Event When emitted Key fields
RunStarted Run begins
RunCompleted Run ends successfully
RunFailed Run ends with an error error: str
InputReceived User input arrives content: str
MessageSent Message dispatched (e.g. to LLM) content: str, role: str

Agent orchestration

Event When emitted Key fields
AgentSelected An agent is chosen for the next step agent_name: str
AgentDelegated Work is handed to another agent agent_name: str

Tool use

Event When emitted Key fields
ToolCalled A tool is invoked tool_name: str, args: dict
ToolReturned A tool returns tool_name: str, result: Any

State & artifacts

Event When emitted Key fields
StateUpdated Internal state changes key: str, value: Any
ArtifactCreated A file/image/etc. is produced name: str, content: str, mime_type: str
JudgeEvaluated An evaluator produces a score score: float | int | None, reason: str

Model telemetry

Event When emitted Key fields
ModelRequestCaptured An LLM request is captured model: str, messages: list[dict], token_count: int | None
ModelResponseReceived An LLM response arrives model: str, content: str, token_count: int | None

token_count is optional metadata intended for future planner use (cost estimation, context-window tracking, etc.).
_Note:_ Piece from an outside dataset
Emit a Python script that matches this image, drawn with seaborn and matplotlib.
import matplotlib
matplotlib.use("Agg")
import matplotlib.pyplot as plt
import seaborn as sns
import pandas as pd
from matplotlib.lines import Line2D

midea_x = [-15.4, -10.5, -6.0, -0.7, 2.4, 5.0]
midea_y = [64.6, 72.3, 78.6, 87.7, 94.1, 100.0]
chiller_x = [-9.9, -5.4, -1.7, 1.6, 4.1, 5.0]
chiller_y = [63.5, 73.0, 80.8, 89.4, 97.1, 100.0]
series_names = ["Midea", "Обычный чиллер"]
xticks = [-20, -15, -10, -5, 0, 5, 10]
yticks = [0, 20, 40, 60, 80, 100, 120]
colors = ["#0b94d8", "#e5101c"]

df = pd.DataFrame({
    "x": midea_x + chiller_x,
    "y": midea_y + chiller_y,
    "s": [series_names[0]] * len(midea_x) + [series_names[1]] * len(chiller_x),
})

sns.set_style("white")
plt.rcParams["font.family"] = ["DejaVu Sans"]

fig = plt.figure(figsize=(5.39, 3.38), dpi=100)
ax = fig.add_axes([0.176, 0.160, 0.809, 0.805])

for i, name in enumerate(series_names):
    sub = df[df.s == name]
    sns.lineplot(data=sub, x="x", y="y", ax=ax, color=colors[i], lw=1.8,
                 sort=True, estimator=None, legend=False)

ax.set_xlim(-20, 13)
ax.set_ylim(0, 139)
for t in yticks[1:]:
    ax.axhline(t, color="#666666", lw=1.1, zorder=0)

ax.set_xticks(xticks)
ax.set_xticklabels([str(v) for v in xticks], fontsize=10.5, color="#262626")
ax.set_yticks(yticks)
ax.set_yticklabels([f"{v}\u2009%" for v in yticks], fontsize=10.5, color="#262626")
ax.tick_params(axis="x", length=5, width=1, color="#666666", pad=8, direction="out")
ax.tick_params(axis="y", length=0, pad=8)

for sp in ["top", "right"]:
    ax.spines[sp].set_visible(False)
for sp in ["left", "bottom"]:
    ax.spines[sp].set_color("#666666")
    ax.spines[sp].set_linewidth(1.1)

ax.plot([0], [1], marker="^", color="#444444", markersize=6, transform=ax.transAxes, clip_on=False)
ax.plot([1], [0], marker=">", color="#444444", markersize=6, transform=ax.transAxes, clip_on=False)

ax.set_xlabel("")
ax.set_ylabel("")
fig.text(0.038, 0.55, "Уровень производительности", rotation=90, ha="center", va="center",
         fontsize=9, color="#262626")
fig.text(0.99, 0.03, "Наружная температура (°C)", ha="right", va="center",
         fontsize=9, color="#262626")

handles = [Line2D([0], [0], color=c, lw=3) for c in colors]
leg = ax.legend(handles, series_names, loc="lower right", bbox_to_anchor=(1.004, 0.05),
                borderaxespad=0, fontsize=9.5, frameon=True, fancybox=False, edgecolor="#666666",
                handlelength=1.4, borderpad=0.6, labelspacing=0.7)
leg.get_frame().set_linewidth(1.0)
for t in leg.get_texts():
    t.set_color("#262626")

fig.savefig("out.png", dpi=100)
Universal vs. Framework-Specific vs. Adapter Metadata

Universal fields (guaranteed on every event)

Framework-specific data

Anything that does not fit the normalized schema (e.g. LangChain RunnableConfig, OpenAI response_format, CrewAI task_output) is placed in the raw dict. Adapters are free to populate raw as needed, but expectations must ignore it.

Adapter metadata

Adapters may add their own metadata to raw for debugging:

{
  "event_type": "ToolCalled",
  "run_id": "r-123",
  "adapter_id": "langchain",
  "tool_name": "search",
  "args": {"q": "weather"},
  "raw": {
    "_adapter_version": "1.2.3",
    "_source_file": "agent.py:42"
  }
}

Serialization

All events are dataclass instances. Use the helper functions in butterflow.event for round-tripping:

from butterflow.event import event_to_dict, event_from_dict, ToolCalled

event = ToolCalled(run_id="r1", adapter_id="py", tool_name="echo", args={"msg": "hi"})
d = event_to_dict(event)
restored = event_from_dict(d)
assert restored.tool_name == "echo"

Core fields are guaranteed to survive serialization. The result and value fields (typed as Any) may lose type fidelity through JSON but will retain structure for JSON-serializable values.
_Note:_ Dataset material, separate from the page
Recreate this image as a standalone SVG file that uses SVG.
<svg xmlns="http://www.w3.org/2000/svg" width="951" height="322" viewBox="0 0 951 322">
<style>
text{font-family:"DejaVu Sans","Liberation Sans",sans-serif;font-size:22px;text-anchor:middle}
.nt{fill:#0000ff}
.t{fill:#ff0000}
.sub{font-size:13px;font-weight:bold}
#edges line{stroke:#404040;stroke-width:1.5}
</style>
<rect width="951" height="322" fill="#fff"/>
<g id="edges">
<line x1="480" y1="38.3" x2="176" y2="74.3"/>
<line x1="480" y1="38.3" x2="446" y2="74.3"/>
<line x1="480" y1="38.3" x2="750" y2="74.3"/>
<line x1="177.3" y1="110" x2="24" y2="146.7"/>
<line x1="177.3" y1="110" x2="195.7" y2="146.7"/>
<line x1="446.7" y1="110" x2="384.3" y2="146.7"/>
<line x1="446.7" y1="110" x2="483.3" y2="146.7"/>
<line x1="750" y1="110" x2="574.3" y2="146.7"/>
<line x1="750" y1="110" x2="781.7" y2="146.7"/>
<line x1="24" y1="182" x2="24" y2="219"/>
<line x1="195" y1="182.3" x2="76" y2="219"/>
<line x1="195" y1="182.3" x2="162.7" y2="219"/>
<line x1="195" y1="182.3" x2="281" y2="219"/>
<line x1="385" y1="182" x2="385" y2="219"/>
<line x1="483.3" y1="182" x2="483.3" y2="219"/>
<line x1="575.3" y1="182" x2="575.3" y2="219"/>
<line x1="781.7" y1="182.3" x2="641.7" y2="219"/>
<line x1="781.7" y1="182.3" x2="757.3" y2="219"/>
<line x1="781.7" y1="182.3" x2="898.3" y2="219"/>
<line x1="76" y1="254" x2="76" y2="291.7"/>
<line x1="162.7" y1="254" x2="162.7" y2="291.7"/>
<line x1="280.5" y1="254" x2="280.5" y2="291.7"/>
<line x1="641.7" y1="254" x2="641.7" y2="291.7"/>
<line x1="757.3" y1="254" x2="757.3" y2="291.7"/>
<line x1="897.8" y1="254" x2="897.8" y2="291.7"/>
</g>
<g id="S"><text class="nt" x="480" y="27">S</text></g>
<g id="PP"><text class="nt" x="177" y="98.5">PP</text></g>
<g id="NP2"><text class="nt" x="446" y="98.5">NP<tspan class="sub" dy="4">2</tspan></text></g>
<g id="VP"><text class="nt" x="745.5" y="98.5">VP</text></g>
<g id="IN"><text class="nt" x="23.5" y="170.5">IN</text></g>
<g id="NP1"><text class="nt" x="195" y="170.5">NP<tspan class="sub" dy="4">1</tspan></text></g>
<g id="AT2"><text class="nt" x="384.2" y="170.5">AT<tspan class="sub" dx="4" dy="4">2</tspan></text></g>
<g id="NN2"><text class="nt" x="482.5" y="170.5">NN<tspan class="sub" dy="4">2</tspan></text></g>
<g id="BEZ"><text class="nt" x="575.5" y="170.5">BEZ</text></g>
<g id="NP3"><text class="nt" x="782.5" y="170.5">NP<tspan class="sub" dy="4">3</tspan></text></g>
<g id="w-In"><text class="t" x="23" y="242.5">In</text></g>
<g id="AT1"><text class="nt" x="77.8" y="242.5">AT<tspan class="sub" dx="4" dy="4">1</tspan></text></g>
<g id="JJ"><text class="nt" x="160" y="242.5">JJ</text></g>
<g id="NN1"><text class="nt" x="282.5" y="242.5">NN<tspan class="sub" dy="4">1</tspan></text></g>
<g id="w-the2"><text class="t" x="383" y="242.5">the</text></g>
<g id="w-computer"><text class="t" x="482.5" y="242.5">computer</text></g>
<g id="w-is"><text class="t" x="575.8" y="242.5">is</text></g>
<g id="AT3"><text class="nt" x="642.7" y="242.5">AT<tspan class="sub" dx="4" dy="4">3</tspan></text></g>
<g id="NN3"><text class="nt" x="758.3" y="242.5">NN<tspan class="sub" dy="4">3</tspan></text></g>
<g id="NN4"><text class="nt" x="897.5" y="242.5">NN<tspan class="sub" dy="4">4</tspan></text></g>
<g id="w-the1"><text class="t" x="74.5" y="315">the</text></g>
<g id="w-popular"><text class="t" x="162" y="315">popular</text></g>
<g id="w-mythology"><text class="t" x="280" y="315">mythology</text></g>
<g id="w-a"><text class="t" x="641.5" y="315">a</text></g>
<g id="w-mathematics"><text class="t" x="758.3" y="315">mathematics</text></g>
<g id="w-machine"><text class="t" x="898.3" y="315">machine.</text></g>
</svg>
Known Framework Mapping Constraints

Framework Mapping notes
LangChain / LangGraph AgentSelected maps to graph node entry; ToolCalled maps to ToolMessage with name and args extracted from additional_kwargs.
CrewAI Tasks map to AgentDelegated; tools map directly to ToolCalled. CrewAI does not expose per-request token counts natively, so ModelRequestCaptured.token_count may be None.
AutoGen Agent hand-offs emit AgentSelected; tool invocations emit ToolCalled. Group-chat broadcasts may produce multiple MessageSent events.
OpenAI Agents SDK agent.run spans map to RunStartedRunCompleted. Tool calls are extracted from the required_action payload.
Python harness Synthetic; emits all event types directly. Used for unit tests and deterministic scenarios.